***** RECORDS FOR PROCESSING *****

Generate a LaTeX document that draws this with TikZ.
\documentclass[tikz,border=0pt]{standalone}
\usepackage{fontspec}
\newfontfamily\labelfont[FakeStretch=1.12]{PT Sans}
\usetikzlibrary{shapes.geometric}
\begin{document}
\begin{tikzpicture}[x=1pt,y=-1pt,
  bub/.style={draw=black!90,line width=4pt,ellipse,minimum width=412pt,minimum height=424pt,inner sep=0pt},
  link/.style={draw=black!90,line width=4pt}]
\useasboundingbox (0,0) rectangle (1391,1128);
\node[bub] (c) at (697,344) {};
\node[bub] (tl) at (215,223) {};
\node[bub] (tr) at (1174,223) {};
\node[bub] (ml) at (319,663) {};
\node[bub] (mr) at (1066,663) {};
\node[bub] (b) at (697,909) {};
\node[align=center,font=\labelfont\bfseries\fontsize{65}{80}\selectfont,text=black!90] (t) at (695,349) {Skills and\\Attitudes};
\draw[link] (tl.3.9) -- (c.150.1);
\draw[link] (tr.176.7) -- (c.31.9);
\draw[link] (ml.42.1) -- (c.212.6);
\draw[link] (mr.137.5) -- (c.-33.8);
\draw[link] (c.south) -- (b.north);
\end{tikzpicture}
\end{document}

*****
***** RECORDS FOR PROCESSING *****

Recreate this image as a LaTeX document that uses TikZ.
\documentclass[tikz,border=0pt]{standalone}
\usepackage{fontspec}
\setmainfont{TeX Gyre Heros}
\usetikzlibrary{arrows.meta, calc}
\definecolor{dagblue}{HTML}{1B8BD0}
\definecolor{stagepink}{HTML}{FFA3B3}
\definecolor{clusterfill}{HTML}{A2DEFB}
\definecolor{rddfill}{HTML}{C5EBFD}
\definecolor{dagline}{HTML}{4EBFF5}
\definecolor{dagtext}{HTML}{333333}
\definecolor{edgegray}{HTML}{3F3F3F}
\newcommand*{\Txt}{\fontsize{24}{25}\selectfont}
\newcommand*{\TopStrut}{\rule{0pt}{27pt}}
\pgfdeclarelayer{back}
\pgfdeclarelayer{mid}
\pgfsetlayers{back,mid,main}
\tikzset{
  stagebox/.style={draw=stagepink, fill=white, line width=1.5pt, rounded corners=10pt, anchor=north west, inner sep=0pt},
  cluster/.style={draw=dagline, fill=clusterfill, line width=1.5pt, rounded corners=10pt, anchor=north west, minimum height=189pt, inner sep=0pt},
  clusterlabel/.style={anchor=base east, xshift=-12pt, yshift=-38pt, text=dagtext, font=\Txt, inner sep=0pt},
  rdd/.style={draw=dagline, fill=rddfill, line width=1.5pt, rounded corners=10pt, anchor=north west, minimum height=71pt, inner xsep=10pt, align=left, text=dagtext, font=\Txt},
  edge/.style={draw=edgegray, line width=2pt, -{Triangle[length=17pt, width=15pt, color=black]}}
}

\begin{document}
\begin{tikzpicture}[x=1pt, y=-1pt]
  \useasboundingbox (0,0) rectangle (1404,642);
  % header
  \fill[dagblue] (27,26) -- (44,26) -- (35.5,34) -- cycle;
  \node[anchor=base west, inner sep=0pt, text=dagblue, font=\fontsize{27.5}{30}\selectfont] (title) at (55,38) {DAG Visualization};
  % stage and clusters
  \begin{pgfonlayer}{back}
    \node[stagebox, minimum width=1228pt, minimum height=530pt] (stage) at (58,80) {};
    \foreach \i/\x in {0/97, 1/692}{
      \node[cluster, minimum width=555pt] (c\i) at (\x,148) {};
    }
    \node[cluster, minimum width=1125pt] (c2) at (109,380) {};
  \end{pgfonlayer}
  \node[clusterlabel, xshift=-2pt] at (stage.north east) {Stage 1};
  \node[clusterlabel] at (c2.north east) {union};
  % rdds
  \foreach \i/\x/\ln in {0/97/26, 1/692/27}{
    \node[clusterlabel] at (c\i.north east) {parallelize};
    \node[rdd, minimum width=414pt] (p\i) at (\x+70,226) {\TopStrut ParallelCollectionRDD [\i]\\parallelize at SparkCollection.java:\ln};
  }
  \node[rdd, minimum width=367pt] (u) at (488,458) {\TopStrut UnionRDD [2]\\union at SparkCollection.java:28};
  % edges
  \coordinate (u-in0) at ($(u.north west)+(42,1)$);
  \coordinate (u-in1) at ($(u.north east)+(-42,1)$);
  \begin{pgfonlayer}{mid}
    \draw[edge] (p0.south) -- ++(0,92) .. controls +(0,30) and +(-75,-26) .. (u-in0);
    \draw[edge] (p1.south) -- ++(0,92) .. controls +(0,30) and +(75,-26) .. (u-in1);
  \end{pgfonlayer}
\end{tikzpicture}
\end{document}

*****

— WHAT NEEDS TO BE DONE —
Find how many lines in the material hold the word "LaTeX" and state that number alone.

— SOLUTION TO THE EXERCISE —
2